February Fourier Talks 2007

Chris Brislawn


Lifting Factorizations for Linear Phase Filter Banks and Wavelet Transforms


Linear phase FIR filter banks, or discrete wavelet transforms, form an integral part of the ISO/IEC JPEG 2000 image coding standard, where they provide spatial decorrelating transforms that enable a variety of progressive transmission capabilities. Filter banks are specified in the JPEG 2000 standard in terms of lifting factorizations, a cascade-form decomposition of the filter bank into a ladder-like structure. Mathematically, lifting factorizations correspond to factorizations of the polyphase transfer matrix for the filter bank into alternating lower and upper triangular lifting matrices. It was shown by Daubechies and Sweldens that any FIR perfect reconstruction filter bank (i.e., any 2x2 invertible matrix polynomial) has such a decomposition (many of them, in fact), obtained via a straightforward application of the Euclidean algorithm. The talk will discuss recent research by the author, inspired by his work on the JPEG 2000 standard, into the structure of lifting factorizations for linear phase filter banks. It will be shown that any whole-sample symmetric (FIR type 1 linear phase) filter bank can always be factored completely into a cascade involving half-sample symmetric (FIR type 2 linear phase) lifting filters.

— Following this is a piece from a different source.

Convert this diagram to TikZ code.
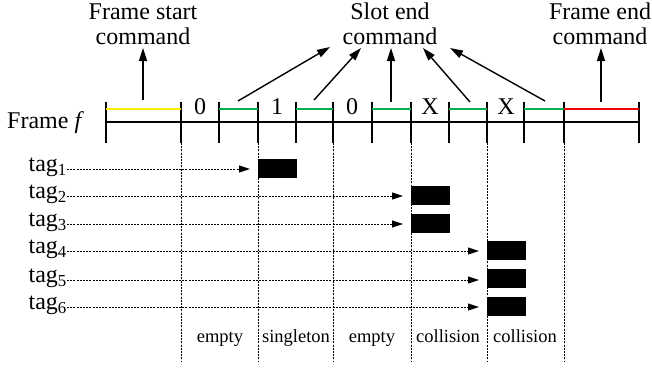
\documentclass[tikz,border=0pt]{standalone}
\usepackage{fontspec}
\setmainfont{Liberation Serif}
\usetikzlibrary{arrows.meta}
\definecolor{fyellow}{RGB}{255,235,0}
\definecolor{fgreen}{RGB}{0,176,80}
\definecolor{fred}{RGB}{240,0,0}
\begin{document}
\begin{tikzpicture}[x=1pt,y=-1pt,
  big/.style={font=\fontsize{24}{25}\selectfont, inner sep=0pt},
  small/.style={font=\fontsize{18.5}{20}\selectfont, inner sep=0pt},
  axis/.style={line width=1.3pt},
  tickline/.style={line width=1.3pt},
  seg/.style={line width=1.5pt},
  cmdarrow/.style={line width=1.4pt, -{Triangle[length=13pt,width=8pt]}},
  tagarrow/.style={line width=1pt, dash pattern=on 2pt off 1.2pt, -{Triangle[length=11pt,width=7pt]}},
  guide/.style={line width=1pt, dash pattern=on 2pt off 1.2pt},
  tagbox/.style={fill=black, draw=none, minimum width=39pt, minimum height=19pt, inner sep=0pt, anchor=west}
]
\useasboundingbox (0,0) rectangle (652,370);

% ticks
\foreach \x [count=\i] in {106,181,219,258,296,333,372,411,449,487,524,564,639} {
  \coordinate (t\i) at (\x,122);
  \draw[tickline] (\x,102) -- (\x,143);
}
\draw[axis] (t1) -- (t13);

% coloured segments
\draw[seg, fyellow] (106,109) -- (181,109);
\draw[seg, fgreen] (219,109) -- (258,109);
\draw[seg, fgreen] (296,109) -- (333,109);
\draw[seg, fgreen] (372,109) -- (411,109);
\draw[seg, fgreen] (449,109) -- (487,109);
\draw[seg, fgreen] (524,109) -- (564,109);
\draw[seg, fred] (564,109) -- (639,109);

% slot labels
\node[big, anchor=base] (s1) at (200,114) {0};
\node[big, anchor=base] (s2) at (277,114) {1};
\node[big, anchor=base] (s3) at (352,114) {0};
\node[big, anchor=base] (s4) at (430,114) {X};
\node[big, anchor=base] (s5) at (506,114) {X};

\node[big, anchor=base west] (frame) at (7,128) {Frame \textit{f}};

% top labels (base anchor = baseline of last line)
\node[big, anchor=base, align=center] (fs) at (143,44) {Frame start\\command};
\node[big, anchor=base, align=center] (se) at (390,44) {Slot end\\command};
\node[big, anchor=base, align=center] (fe) at (600,44) {Frame end\\command};

% command arrows
\coordinate (a0) at (143,100); \coordinate (b0) at (143,48);
\coordinate (a1) at (238,101); \coordinate (b1) at (330,47);
\coordinate (a2) at (314,100); \coordinate (b2) at (361,48);
\coordinate (a3) at (391,102); \coordinate (b3) at (391,48);
\coordinate (a4) at (470,102); \coordinate (b4) at (423,48);
\coordinate (a5) at (545,101); \coordinate (b5) at (450,48);
\coordinate (a6) at (601,102); \coordinate (b6) at (601,48);
\foreach \i in {0,...,6} { \draw[cmdarrow] (a\i) -- (b\i); }

% guide lines
\foreach \x in {181,258,333,411,487,564} {
  \draw[guide] (\x,143) -- (\x,362);
}

% tags and replies
\node[tagbox] (r1) at (258,168) {};
\node[tagbox] (r2) at (411,195) {};
\node[tagbox] (r3) at (411,223) {};
\node[tagbox] (r4) at (487,250) {};
\node[tagbox] (r5) at (487,278) {};
\node[tagbox] (r6) at (487,306) {};

\foreach \i/\y in {1/169,2/196,3/224,4/251,5/280,6/307} {
  \node[big, anchor=mid east] (tag\i) at (67,\y) {tag\textsubscript{\i}};
  \draw[tagarrow, shorten >=8pt] (tag\i.mid east) -- (tag\i.mid east -| r\i.west);
}

% slot types
\node[small, anchor=base] (c1) at (220,342) {empty};
\node[small, anchor=base] (c2) at (296,342) {singleton};
\node[small, anchor=base] (c3) at (372,342) {empty};
\node[small, anchor=base] (c4) at (448,342) {collision};
\node[small, anchor=base] (c5) at (525,342) {collision};
\end{tikzpicture}
\end{document}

The structure theory for half-sample symmetric filter banks is more complicated, involving whole-sample antisymmetric (FIR type 3 linear phase) lifting filters and an equal-length base filter bank. Very recent results based on a new theory of "group lifting structures" show that these linear phase filter bank factorizations are also unique, a rather surprising result given the general nonuniqueness of lifting factorizations. All of these results make use of the group-theoretic structure of lifting factorizations and linear phase filter banks.